[DATASET EXTRACT]
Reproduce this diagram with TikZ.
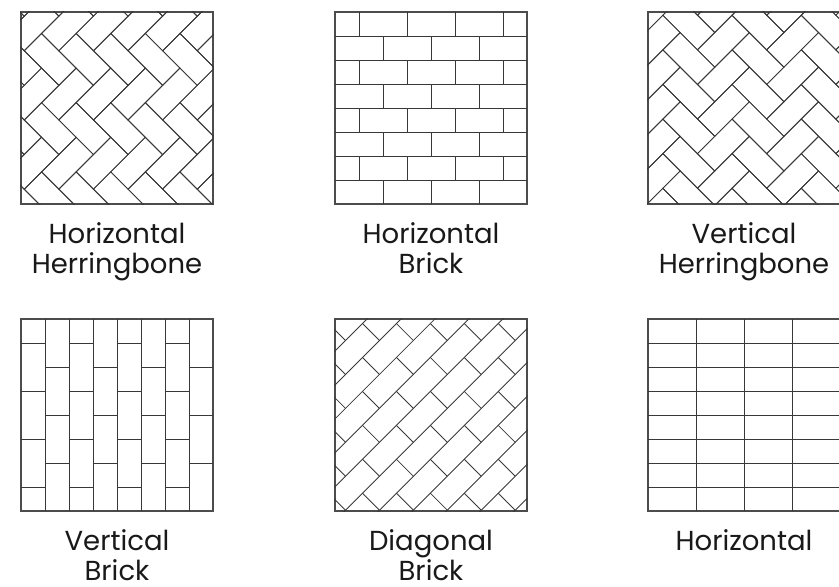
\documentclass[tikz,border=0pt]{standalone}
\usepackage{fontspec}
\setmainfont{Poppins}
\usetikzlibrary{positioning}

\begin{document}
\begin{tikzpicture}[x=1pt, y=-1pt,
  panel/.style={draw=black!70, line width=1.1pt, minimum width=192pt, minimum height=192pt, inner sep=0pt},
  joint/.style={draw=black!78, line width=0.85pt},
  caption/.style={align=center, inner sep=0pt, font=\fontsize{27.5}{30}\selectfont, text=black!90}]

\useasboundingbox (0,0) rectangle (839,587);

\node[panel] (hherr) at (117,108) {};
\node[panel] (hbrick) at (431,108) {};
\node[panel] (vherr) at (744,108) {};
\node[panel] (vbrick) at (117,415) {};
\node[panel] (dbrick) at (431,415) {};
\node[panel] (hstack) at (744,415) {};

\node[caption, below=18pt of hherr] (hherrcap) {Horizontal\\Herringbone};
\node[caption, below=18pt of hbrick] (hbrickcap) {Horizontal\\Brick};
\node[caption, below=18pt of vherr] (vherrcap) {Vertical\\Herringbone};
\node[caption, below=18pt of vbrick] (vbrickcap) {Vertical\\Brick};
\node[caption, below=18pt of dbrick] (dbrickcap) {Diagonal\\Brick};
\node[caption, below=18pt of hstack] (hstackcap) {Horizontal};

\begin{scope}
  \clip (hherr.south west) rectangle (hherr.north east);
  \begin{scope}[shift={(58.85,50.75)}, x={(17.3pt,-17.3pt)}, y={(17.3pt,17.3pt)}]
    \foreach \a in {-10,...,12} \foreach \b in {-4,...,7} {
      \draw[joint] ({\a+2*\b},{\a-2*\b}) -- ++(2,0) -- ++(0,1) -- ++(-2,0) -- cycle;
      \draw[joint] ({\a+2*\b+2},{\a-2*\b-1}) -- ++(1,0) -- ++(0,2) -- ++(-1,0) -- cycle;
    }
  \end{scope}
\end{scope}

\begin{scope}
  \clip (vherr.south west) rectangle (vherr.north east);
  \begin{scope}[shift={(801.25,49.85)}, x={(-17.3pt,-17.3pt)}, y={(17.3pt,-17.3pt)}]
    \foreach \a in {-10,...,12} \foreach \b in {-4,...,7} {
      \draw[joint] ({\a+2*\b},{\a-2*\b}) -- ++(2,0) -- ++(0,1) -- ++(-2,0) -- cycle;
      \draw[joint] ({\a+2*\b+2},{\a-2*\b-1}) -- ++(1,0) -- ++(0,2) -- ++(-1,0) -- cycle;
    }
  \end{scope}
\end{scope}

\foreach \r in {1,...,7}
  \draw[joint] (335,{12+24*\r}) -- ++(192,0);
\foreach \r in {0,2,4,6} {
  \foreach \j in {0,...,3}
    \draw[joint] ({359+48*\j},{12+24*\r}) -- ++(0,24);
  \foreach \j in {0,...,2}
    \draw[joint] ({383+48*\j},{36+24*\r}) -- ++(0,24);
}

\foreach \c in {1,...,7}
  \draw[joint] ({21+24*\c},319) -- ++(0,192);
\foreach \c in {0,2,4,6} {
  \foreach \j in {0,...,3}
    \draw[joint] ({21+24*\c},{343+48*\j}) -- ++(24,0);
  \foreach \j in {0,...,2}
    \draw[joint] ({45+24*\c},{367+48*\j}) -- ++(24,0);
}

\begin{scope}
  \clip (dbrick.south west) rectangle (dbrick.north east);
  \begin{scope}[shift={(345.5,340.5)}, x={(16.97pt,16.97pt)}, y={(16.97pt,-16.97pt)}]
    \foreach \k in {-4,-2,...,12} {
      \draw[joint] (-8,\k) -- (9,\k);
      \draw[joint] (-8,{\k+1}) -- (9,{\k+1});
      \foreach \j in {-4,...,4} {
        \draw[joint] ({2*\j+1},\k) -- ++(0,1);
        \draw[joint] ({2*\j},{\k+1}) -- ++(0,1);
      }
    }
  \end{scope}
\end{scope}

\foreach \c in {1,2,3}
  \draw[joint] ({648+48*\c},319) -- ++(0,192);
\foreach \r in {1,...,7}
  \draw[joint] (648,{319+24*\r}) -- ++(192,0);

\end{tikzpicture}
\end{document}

[SHORT EXERCISE] All the lines above are to be reproduced exactly, except the pictures.

[ANSWER TO THE EXERCISE]
Reproduce this diagram with TikZ.
\documentclass[tikz,border=0pt]{standalone}
\usepackage{fontspec}
\setmainfont{Poppins}
\usetikzlibrary{positioning}

\begin{document}
\begin{tikzpicture}[x=1pt, y=-1pt,
  panel/.style={draw=black!70, line width=1.1pt, minimum width=192pt, minimum height=192pt, inner sep=0pt},
  joint/.style={draw=black!78, line width=0.85pt},
  caption/.style={align=center, inner sep=0pt, font=\fontsize{27.5}{30}\selectfont, text=black!90}]

\useasboundingbox (0,0) rectangle (839,587);

\node[panel] (hherr) at (117,108) {};
\node[panel] (hbrick) at (431,108) {};
\node[panel] (vherr) at (744,108) {};
\node[panel] (vbrick) at (117,415) {};
\node[panel] (dbrick) at (431,415) {};
\node[panel] (hstack) at (744,415) {};

\node[caption, below=18pt of hherr] (hherrcap) {Horizontal\\Herringbone};
\node[caption, below=18pt of hbrick] (hbrickcap) {Horizontal\\Brick};
\node[caption, below=18pt of vherr] (vherrcap) {Vertical\\Herringbone};
\node[caption, below=18pt of vbrick] (vbrickcap) {Vertical\\Brick};
\node[caption, below=18pt of dbrick] (dbrickcap) {Diagonal\\Brick};
\node[caption, below=18pt of hstack] (hstackcap) {Horizontal};

\begin{scope}
  \clip (hherr.south west) rectangle (hherr.north east);
  \begin{scope}[shift={(58.85,50.75)}, x={(17.3pt,-17.3pt)}, y={(17.3pt,17.3pt)}]
    \foreach \a in {-10,...,12} \foreach \b in {-4,...,7} {
      \draw[joint] ({\a+2*\b},{\a-2*\b}) -- ++(2,0) -- ++(0,1) -- ++(-2,0) -- cycle;
      \draw[joint] ({\a+2*\b+2},{\a-2*\b-1}) -- ++(1,0) -- ++(0,2) -- ++(-1,0) -- cycle;
    }
  \end{scope}
\end{scope}

\begin{scope}
  \clip (vherr.south west) rectangle (vherr.north east);
  \begin{scope}[shift={(801.25,49.85)}, x={(-17.3pt,-17.3pt)}, y={(17.3pt,-17.3pt)}]
    \foreach \a in {-10,...,12} \foreach \b in {-4,...,7} {
      \draw[joint] ({\a+2*\b},{\a-2*\b}) -- ++(2,0) -- ++(0,1) -- ++(-2,0) -- cycle;
      \draw[joint] ({\a+2*\b+2},{\a-2*\b-1}) -- ++(1,0) -- ++(0,2) -- ++(-1,0) -- cycle;
    }
  \end{scope}
\end{scope}

\foreach \r in {1,...,7}
  \draw[joint] (335,{12+24*\r}) -- ++(192,0);
\foreach \r in {0,2,4,6} {
  \foreach \j in {0,...,3}
    \draw[joint] ({359+48*\j},{12+24*\r}) -- ++(0,24);
  \foreach \j in {0,...,2}
    \draw[joint] ({383+48*\j},{36+24*\r}) -- ++(0,24);
}

\foreach \c in {1,...,7}
  \draw[joint] ({21+24*\c},319) -- ++(0,192);
\foreach \c in {0,2,4,6} {
  \foreach \j in {0,...,3}
    \draw[joint] ({21+24*\c},{343+48*\j}) -- ++(24,0);
  \foreach \j in {0,...,2}
    \draw[joint] ({45+24*\c},{367+48*\j}) -- ++(24,0);
}

\begin{scope}
  \clip (dbrick.south west) rectangle (dbrick.north east);
  \begin{scope}[shift={(345.5,340.5)}, x={(16.97pt,16.97pt)}, y={(16.97pt,-16.97pt)}]
    \foreach \k in {-4,-2,...,12} {
      \draw[joint] (-8,\k) -- (9,\k);
      \draw[joint] (-8,{\k+1}) -- (9,{\k+1});
      \foreach \j in {-4,...,4} {
        \draw[joint] ({2*\j+1},\k) -- ++(0,1);
        \draw[joint] ({2*\j},{\k+1}) -- ++(0,1);
      }
    }
  \end{scope}
\end{scope}

\foreach \c in {1,2,3}
  \draw[joint] ({648+48*\c},319) -- ++(0,192);
\foreach \r in {1,...,7}
  \draw[joint] (648,{319+24*\r}) -- ++(192,0);

\end{tikzpicture}
\end{document}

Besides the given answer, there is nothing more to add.